Konsternation im Publikum
Kostümwechsel und langsame Demontage des Theaters markieren so die Szenen-Übergänge. Nicht alles ist für alle schlüssig, das spürt und hört man mit dem Pausenapplaus: Viele Buh-Rufe, etliche Pfiffe, verhaltenes Klatschen, etliche Besucher sind nicht wirklich «amused». «Wenn Rameau das sehen könnte» sagt eine ältere Dame leicht abfällig zu ihrer Begleiterin. Viele Sitze bleiben leer nach der Pause an diesem Sonntag-Nachmittag.
Nach der Pause dann der riesige Vorhang mit dem Bild eines Teils der Freske aus dem Foyer des Grand Théâtre. Die wunderbare Musik Rameaus, das Tänzerpaar, das diese leichtfüssig und elegant interpretiert, bereitet einen nicht wirklich vor auf die folgende Szene: Dunkle Nacht, ein paar Feuer brennen, Gestalten sitzen drum herum, eingehüllt in Decken, Kriegsverletzte treffen ein.
Versöhnendes Ende
Das Theater im Theater zerfällt weiter, von Szene zu Szene. Gewalt, Krieg, Liebe, Terror bleiben Hauptthemen des Geschehens. Es herrscht oft ein Gewusel auf der Bühne, das kann wunderschön sein, wenn z.B. Phani ganz in Weiss ihre Arie «Viens, Hymen» singt, getragen von Tänzern und Sängern in weissen Kostümen. Es wird aber fast unerträglich, wenn einer der Kriegsverletzten einen Todeskampf austrägt, so realistisch, dass man einen Moment nichts anderes mehr wahrnehmen kann. Das Ganze hat etwas Grandioses, gleichzeitig aber auch etwas Dekadentes. Irgendwie versöhnlich, fast erlösend die letzte Szene, wenn Chor und Solisten unter leisem Schneegestöber und gedimmtem Licht das «Forêts paisibles» anstimmen. Der Applaus fiel schlussendlich wärmer aus, als dass man es in der Pause hätte vermuten können.

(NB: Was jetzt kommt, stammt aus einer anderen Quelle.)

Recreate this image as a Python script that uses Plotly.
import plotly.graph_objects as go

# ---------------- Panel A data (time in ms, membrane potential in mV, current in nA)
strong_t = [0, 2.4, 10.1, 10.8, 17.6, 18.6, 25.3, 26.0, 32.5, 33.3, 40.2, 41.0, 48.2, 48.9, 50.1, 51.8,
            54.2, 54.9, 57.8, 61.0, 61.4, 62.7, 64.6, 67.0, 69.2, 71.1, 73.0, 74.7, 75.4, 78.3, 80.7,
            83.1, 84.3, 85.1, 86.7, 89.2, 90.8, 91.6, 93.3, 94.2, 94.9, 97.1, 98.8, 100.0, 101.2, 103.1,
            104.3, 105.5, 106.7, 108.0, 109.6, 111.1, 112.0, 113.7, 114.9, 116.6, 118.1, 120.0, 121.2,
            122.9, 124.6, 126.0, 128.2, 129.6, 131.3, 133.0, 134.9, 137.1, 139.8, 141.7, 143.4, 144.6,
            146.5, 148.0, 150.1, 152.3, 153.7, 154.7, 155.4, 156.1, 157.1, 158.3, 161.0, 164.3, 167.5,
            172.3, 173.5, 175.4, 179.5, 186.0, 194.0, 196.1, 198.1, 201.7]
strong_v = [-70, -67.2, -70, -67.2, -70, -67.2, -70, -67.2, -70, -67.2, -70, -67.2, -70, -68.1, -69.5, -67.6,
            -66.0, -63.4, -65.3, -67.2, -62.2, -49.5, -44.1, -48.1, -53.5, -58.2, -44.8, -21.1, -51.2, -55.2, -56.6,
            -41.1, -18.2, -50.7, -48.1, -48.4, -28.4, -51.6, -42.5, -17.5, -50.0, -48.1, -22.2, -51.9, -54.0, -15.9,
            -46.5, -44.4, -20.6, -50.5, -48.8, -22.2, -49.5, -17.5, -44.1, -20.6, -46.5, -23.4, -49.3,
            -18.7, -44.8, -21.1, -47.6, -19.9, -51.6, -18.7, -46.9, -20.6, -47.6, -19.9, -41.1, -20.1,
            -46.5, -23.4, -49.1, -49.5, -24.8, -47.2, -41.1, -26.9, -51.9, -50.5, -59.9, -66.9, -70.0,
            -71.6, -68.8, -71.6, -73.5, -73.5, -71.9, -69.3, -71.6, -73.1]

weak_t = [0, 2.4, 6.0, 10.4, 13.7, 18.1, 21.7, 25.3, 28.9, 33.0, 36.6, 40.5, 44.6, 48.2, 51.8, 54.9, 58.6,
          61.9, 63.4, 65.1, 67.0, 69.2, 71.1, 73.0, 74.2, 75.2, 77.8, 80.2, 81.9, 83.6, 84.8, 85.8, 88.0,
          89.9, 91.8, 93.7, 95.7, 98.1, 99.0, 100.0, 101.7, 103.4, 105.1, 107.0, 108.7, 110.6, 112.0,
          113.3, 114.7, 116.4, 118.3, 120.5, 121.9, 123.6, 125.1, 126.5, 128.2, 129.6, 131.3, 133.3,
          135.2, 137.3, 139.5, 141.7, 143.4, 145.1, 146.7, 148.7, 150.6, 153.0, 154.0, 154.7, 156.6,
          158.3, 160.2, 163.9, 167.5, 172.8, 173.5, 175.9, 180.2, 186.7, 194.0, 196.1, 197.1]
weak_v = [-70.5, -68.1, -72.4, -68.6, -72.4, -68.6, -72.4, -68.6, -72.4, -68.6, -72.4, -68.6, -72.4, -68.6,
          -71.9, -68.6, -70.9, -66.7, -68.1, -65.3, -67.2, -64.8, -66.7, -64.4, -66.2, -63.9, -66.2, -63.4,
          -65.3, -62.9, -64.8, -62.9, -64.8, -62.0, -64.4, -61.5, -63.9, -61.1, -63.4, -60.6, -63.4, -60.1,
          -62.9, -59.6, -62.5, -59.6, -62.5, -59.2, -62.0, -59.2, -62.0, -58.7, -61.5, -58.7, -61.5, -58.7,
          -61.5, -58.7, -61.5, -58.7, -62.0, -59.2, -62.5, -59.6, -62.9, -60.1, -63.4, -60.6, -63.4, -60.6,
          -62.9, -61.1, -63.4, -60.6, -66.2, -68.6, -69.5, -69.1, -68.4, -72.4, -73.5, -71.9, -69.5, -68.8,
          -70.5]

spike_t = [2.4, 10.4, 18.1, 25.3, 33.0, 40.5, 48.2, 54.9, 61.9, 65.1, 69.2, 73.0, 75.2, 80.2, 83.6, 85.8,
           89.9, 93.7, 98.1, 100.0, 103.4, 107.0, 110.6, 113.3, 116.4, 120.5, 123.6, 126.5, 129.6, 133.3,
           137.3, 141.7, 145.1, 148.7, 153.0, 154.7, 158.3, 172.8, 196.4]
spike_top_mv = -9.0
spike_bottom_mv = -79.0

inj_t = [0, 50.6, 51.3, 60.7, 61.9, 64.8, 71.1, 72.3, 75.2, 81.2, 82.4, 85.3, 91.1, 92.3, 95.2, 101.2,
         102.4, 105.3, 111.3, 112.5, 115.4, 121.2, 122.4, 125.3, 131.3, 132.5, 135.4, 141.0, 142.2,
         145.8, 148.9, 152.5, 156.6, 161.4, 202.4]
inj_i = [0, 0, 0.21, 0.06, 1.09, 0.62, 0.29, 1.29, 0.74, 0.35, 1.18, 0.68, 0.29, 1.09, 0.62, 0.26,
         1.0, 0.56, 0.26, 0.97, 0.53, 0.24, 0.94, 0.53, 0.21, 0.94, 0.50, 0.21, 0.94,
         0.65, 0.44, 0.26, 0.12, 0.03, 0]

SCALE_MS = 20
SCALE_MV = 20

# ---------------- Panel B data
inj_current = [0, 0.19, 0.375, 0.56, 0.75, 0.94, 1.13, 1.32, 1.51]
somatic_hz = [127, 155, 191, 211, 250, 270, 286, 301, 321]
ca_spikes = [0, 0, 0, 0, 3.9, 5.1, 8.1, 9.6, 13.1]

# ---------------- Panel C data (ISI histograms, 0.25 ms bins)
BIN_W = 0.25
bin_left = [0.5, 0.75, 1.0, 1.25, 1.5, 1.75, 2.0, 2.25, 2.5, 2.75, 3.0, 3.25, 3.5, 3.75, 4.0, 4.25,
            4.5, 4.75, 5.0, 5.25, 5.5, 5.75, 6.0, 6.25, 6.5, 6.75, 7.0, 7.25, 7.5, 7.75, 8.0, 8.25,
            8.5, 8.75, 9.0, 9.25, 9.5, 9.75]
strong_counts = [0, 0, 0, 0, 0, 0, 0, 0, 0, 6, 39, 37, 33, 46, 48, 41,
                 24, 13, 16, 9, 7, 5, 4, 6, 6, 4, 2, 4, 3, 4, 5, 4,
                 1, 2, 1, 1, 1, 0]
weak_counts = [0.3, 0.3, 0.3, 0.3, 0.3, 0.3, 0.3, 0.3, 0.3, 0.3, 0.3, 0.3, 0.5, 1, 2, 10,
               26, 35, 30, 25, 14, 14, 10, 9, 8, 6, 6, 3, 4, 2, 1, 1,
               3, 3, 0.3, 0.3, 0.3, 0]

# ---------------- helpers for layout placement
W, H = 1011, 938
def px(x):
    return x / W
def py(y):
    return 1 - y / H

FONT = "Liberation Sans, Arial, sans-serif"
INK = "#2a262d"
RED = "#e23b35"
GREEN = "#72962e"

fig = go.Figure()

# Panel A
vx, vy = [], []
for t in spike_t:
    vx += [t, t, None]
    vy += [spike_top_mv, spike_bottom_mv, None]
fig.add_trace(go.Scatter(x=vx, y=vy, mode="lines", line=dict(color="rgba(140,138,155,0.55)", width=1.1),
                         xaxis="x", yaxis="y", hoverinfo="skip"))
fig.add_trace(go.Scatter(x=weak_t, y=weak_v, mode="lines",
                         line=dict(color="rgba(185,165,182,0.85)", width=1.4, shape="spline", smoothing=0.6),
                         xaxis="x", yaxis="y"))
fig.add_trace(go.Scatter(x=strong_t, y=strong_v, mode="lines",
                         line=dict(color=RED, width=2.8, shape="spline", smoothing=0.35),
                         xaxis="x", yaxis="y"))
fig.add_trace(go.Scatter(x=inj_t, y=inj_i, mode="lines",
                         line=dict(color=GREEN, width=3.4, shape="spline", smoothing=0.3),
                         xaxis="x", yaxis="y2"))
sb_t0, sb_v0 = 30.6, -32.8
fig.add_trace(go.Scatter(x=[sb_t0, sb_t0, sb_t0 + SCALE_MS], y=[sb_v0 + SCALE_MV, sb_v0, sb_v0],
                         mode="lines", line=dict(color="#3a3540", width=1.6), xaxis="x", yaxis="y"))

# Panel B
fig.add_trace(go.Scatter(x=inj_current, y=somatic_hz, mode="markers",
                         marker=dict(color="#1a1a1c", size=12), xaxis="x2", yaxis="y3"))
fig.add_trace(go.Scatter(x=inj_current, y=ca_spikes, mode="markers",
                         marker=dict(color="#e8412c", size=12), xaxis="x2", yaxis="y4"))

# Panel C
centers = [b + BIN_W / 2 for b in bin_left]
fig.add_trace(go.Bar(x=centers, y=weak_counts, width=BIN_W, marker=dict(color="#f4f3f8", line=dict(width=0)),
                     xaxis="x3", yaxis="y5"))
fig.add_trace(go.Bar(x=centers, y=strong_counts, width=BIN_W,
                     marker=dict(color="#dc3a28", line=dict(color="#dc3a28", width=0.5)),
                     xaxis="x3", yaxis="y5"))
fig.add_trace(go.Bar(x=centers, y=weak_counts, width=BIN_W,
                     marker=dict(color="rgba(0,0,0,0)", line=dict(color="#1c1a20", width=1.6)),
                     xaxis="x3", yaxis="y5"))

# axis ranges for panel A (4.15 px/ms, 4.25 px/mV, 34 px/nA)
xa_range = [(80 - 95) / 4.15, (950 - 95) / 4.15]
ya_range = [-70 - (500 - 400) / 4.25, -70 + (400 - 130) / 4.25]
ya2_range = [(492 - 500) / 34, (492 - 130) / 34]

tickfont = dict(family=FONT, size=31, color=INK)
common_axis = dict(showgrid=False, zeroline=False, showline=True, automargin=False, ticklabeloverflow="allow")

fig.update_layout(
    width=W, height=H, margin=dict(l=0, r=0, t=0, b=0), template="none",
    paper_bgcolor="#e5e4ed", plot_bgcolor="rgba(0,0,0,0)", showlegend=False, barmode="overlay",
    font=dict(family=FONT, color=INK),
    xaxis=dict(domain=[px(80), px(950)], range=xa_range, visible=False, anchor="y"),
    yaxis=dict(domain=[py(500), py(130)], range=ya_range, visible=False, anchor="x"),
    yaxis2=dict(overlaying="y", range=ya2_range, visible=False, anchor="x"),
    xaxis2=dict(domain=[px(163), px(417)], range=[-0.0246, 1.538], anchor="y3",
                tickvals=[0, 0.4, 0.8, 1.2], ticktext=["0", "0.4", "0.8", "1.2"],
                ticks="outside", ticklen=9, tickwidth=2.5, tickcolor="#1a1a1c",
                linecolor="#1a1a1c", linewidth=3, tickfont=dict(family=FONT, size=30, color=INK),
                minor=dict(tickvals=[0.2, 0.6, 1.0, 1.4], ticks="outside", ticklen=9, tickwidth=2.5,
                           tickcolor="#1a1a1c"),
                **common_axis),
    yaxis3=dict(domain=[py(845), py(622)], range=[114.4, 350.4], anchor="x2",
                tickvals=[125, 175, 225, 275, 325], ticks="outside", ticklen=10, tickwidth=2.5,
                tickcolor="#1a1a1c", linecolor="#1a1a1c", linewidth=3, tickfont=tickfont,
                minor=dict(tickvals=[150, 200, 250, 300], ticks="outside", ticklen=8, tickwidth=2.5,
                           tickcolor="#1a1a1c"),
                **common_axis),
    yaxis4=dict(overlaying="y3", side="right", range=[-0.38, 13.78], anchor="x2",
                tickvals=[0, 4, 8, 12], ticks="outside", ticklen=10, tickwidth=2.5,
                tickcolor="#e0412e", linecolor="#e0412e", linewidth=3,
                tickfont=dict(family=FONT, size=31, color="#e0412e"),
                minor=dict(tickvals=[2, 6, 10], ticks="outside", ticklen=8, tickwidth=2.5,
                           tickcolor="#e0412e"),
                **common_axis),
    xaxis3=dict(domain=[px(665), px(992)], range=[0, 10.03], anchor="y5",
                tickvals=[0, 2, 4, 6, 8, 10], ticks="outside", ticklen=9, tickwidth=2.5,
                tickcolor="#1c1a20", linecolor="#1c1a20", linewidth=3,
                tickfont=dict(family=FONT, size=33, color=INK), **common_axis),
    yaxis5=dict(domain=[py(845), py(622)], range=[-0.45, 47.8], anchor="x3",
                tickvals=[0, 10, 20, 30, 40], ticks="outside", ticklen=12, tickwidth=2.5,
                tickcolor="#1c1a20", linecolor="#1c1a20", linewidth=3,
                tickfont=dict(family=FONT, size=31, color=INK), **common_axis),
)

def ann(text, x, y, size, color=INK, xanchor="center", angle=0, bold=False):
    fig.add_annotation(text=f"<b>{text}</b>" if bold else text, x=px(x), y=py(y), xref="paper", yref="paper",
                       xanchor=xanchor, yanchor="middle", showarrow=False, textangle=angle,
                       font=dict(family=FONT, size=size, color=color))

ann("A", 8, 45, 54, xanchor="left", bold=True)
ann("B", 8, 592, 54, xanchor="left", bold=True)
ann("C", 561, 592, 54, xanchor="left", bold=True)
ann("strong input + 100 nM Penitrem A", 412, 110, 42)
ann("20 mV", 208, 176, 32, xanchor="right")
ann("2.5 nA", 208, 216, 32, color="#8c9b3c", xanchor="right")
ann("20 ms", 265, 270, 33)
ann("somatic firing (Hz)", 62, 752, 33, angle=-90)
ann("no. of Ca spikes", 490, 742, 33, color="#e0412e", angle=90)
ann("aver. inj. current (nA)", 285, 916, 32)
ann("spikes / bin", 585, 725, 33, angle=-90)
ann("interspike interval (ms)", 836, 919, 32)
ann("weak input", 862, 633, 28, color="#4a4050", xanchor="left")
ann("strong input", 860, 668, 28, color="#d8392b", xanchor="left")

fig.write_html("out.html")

Die Stimmen der Solisten lassen keine Wünsche offen, der Chor des Grand Théâtre ist grossartig, wie üblich, die Tänzerinnen und Tänzer fügen sich wunderbar ein in die verschiedenen Szenen. Allein das Ensemble «Cappella Mediterranea», leicht erhöht im Orchestergraben, unter der Leitung des Argentiniers Leonardo García Alarcón wäre eine Reise nach Genf wert. Man verlässt das Grand Theater aber mit gemischten Gefühlen, irgendwo zwischen Irritation und Staunen und mit, trotz allen des leisen Gefühls, vielleicht doch etwas Ausserordentliches erlebt zu haben.